Pour the glue into a can/bucket/etc. with a lot of kitty litter. Works for paint also. Kitty litter is oil dry at the auto stores.


----------



## MrUnix (May 18, 2012)

Yup - treat it like latex paint - let it dry and toss in the trash. Old sawdust works well to speed it up, as does plenty of other stuff you may have abound the house. Or if you aren't in a hurry, just pour it into one of those disposable plastic take out food containers you get at the fast food places, and set it somewhere out of the way for a while.

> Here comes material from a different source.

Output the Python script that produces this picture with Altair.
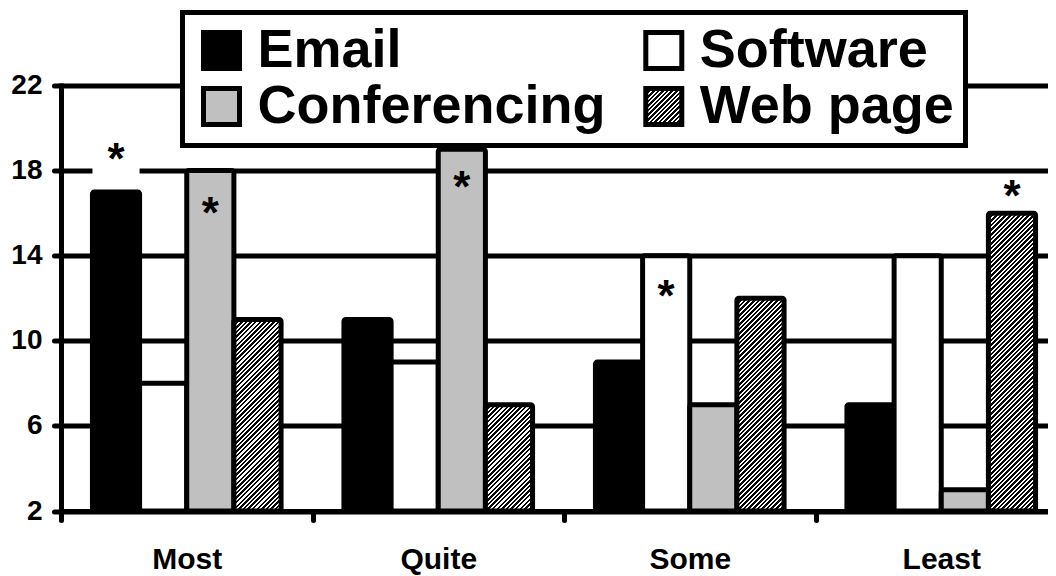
import altair as alt
import pandas as pd

# ---------------- data ----------------
categories = ["Most", "Quite", "Some", "Least"]
series = ["Email", "Software", "Conferencing", "Web page"]
email = [17, 11, 9, 7]
software = [8, 9, 14, 14]
conferencing = [18, 19, 7, 3]
web_page = [11, 7, 12, 16]
y_ticks = [2, 6, 10, 14, 18, 22]

# asterisks (significance markers): category, series, vertical centre in data units
star_cat = ["Most", "Most", "Quite", "Some", "Least"]
star_series = ["Email", "Conferencing", "Conferencing", "Software", "Web page"]
star_y = [18.9, 16.4, 17.6, 12.5, 17.2]

# white label background behind the first asterisk
knock_cat = ["Most"]
knock_series = ["Email"]
knock_lo = [17.25]
knock_hi = [19.6]

# legend reading order (two columns, filled column by column)
legend_order = ["Email", "Conferencing", "Software", "Web page"]

# ---------------- layout / style ----------------
Y_MIN, Y_MAX = 2, 22
PLOT_W = 987          # visible plot width (SVG = 1040 px wide)
X_RANGE = 1006        # the category axis runs on past the right edge, as in the original
PLOT_H = 425.5
STEP = X_RANGE / 4
PAD_IN, PAD_OUT = 0.25, 0.125
BAR_W = STEP * (1 - PAD_IN) / 4
PX_PER_UNIT = PLOT_H / (Y_MAX - Y_MIN)
FONT = "Liberation Sans"
color_of = {"Email": "black", "Software": "white", "Conferencing": "#c0c0c0"}


def hatch(w, h, period=4.6, black=0.55):
    """Diagonal '/' hatch as a hard-stop linear gradient for a w x h box."""
    L = w + h
    stops = []
    k = 0
    while k * period / L < 1:
        t0 = round(k * period / L, 5)
        t1 = round(min((k + black) * period / L, 1), 5)
        t2 = round(min((k + 1) * period / L, 1), 5)
        stops += [{"offset": t0, "color": "black"}, {"offset": t1, "color": "black"}]
        if t1 < 1:
            stops += [{"offset": t1, "color": "white"}, {"offset": t2, "color": "white"}]
        k += 1
    kk = L / (w * w + h * h)
    return {"gradient": "linear", "x1": 0, "y1": 0,
            "x2": round(kk * w, 5), "y2": round(kk * h, 5), "stops": stops}


def gradient_expr(g):
    stops = ",".join("{offset:%s,color:'%s'}" % (s["offset"], s["color"]) for s in g["stops"])
    return ("{gradient:'linear',x1:%s,y1:%s,x2:%s,y2:%s,stops:[%s]}"
            % (g["x1"], g["y1"], g["x2"], g["y2"], stops))


rows = []
for i, c in enumerate(categories):
    for s, vals in zip(series, [email, software, conferencing, web_page]):
        rows.append({"cat": c, "series": s, "value": vals[i]})
df = pd.DataFrame(rows)

stars = pd.DataFrame({"cat": star_cat, "series": star_series, "y": star_y})
knock = pd.DataFrame({"cat": knock_cat, "series": knock_series,
                      "lo": knock_lo, "hi": knock_hi})

web_conditions = []
for i, c in enumerate(categories):
    h = (web_page[i] - Y_MIN) * PX_PER_UNIT
    web_conditions.append({
        "test": f"datum.series === 'Web page' && datum.cat === '{c}'",
        "value": hatch(BAR_W, h),
    })

legend_hatch = {"expr": gradient_expr(hatch(36, 36))}
fill_range = [color_of.get(s, legend_hatch) for s in legend_order]

x_scale = alt.Scale(domain=categories, range=[0, X_RANGE],
                    paddingInner=PAD_IN, paddingOuter=PAD_OUT)
xo_scale = alt.Scale(domain=series, paddingInner=0, paddingOuter=0)
y_scale = alt.Scale(domain=[Y_MIN, Y_MAX], nice=False, zero=False)

x_axis = alt.Axis(title=None, labelAngle=0, bandPosition=0.5,
                  tickOffset=-STEP / 2, labelOffset=STEP / 2,
                  tickSize=9, tickWidth=5, tickColor="black", tickCap="round",
                  domainColor="black", domainWidth=5, domainCap="square",
                  labelFont=FONT, labelFontSize=30, labelFontWeight="bold",
                  labelColor="black", labelPadding=24, grid=False)
y_axis = alt.Axis(title=None, values=y_ticks, grid=True, gridColor="black",
                  gridWidth=5, gridOpacity=1,
                  tickSize=7, tickWidth=5, tickColor="black", tickCap="round",
                  domainColor="black", domainWidth=5, domainCap="square",
                  labelFont=FONT, labelFontSize=28, labelFontWeight="bold",
                  labelColor="black", labelPadding=12)

legend = alt.Legend(
    orient="none", legendX=121.5, legendY=-73, columns=2,
    columnPadding=29.3, rowPadding=0, padding=11,
    symbolType="square", symbolSize=1296, symbolStrokeColor="black",
    symbolStrokeWidth=5, symbolOffset=1, labelOffset=9,
    labelFont=FONT, labelFontSize=54, labelFontWeight="bold",
    labelColor="black", labelLimit=900,
    strokeColor="black", fillColor="white", title=None,
)

bars = alt.Chart(df).mark_bar(stroke="black", strokeWidth=5, cornerRadius=2).encode(
    x=alt.X("cat:N", scale=x_scale, axis=x_axis),
    xOffset=alt.XOffset("series:N", scale=xo_scale),
    y=alt.Y("value:Q", scale=y_scale, axis=y_axis),
    y2=alt.datum(Y_MIN),
    fill=alt.Fill("series:N", scale=alt.Scale(domain=legend_order, range=fill_range),
                  legend=legend, condition=web_conditions),
)

knock_layer = alt.Chart(knock).mark_bar(fill="white", strokeWidth=0).encode(
    x=alt.X("cat:N", scale=x_scale, axis=x_axis),
    xOffset=alt.XOffset("series:N", scale=xo_scale),
    y=alt.Y("lo:Q", scale=y_scale, axis=y_axis),
    y2=alt.Y2("hi:Q"),
)

star_layer = alt.Chart(stars).mark_text(
    text="*", font=FONT, fontSize=44, fontWeight="bold", color="black",
    align="center", baseline="alphabetic", dy=23,
).encode(
    x=alt.X("cat:N", scale=x_scale, axis=x_axis),
    xOffset=alt.XOffset("series:N", scale=xo_scale),
    y=alt.Y("y:Q", scale=y_scale, axis=y_axis),
)

chart = alt.layer(bars, knock_layer, star_layer).properties(
    width=PLOT_W, height=PLOT_H,
    autosize=alt.AutoSizeParams(type="none"),
    padding={"left": 53, "top": 77.5, "right": 0, "bottom": 65},
).configure_view(stroke=None).configure_legend(strokeWidth=5)

chart.save("out.html", embed_options={"renderer": "svg", "actions": False})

BTW: I had some titebond that got pretty thick and I thought was gone. But the titebond site said you can add a bit of water to it to make it flow again - which I did. Added a bit of distilled water, shook it up, and it's been working fine since. YMMV.

Cheers,
Brad


----------



## RichT (Oct 14, 2016)

There's no way I'd risk one of my projects on a few dollars worth of old glue.


----------



## SMP (Aug 29, 2018)

Isn't it already in a container? Or are you trying to reuse the container? Maybe i missing something?


----------



## jamsomito (Mar 26, 2017)

It is in the gallon jug it came in, but it doesn't have a lot of surface area so it would take forever to dry, especially if it's having a hard time drying out in the open already. My understanding is you can't pitch it in liquid form. Also, I'd like to just get rid of it, space is at a premium, and I'd rather not have an open bottle of glue lying around with my kids sharing my garage… I mean shop, daily. So I'm just looking for recommendations on what to do with it.


----------



## SMP (Aug 29, 2018)

Its funny. At our local dump/landfill, there is a "hazardous waste disposal" area that is only open 2 days a week. You don't have to pay for that part if you are a customer. I brought a bunch of old paints and chemicals etc. They told me for house paint and other stuff that they didn't consider "hazardous" i could just throw away next time. They were mainly concerned with certain chemicals/solvents etc. Maybe check with your local landfill if they have something like that.


----------



## wormil (Nov 19, 2011)

I just toss old glue in the garbage. As products go I think it's pretty benign compared to what we used to dump down the drain in print shops back in the 70s-90s before knowing better. Hopefully people know better now. Although one person recently told me the earth is a filter and purifies all chemicals. I told him to tell that to people who live near mines or housing projects over old chemical dumps.


----------